Having read the article on getting married in Slovakia (Culture Shock: Marriage - 'Making a Hell in Heaven's Despite'," Vol. 5 No. 8, March 1-7), your readers might like to know what happens if a Slovak girl decides to marry an Englishman in the UK.

The procedure is in fact very smooth and simple. All that the Slovak girl needs is her passport. An appointment is made for the couple to visit the local UK registry office and see the registrar. If the girl has brought with her the usual piles of papers and officially certified documents from Slovakia and presents them to the registrar, they will be very politely rejected as unnecessary. A wedding date is then agreed with the registrar and the formal interview is concluded. The time taken to complete the formalities is less than 15 minutes.

This can be a big shock to the Slovak partner.

The couple then has simply to turn up at the appointed time and bring with them two independent witnesses and pay the marriage ceremony fee.

If I could give some advice to any couples wishing to get married abroad and then return to live in Slovakia (even if they are both Slovak), it would be that they ask for at least five copies of the marriage certificate to be prepared by the registrar. It is cheaper to have these copies produced at the end of the ceremony than to order them at a later date.

Why five copies? Well, it's when the couple returns to Slovakia that the real marriage performance starts.

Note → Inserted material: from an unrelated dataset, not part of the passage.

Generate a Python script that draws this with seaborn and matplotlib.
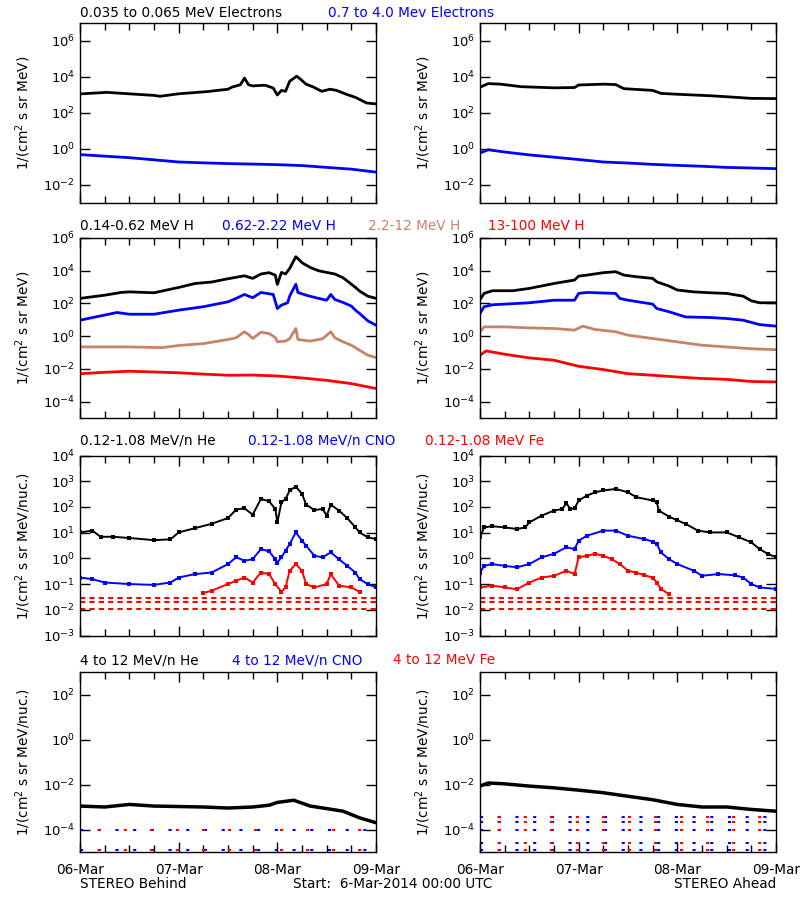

The marriage document dance is part of a larger burden of bureaucratic nonsense that represents a major stumbling block to foreign investment. It is apparently perfectly acceptable for Slovak-owned companies with the right connections to make billions of Slovak crowns disappear, not to pay any tax for several years, to have all-expenses-paid trips to the Bahamas etc. etc. But if an honest entrepreneur sets up a company and makes one error on an invoice, then the full might of the Slovak tax regime descends upon his head.

Perhaps this reality is reflected in the recent fall in the value of the Slovak currency.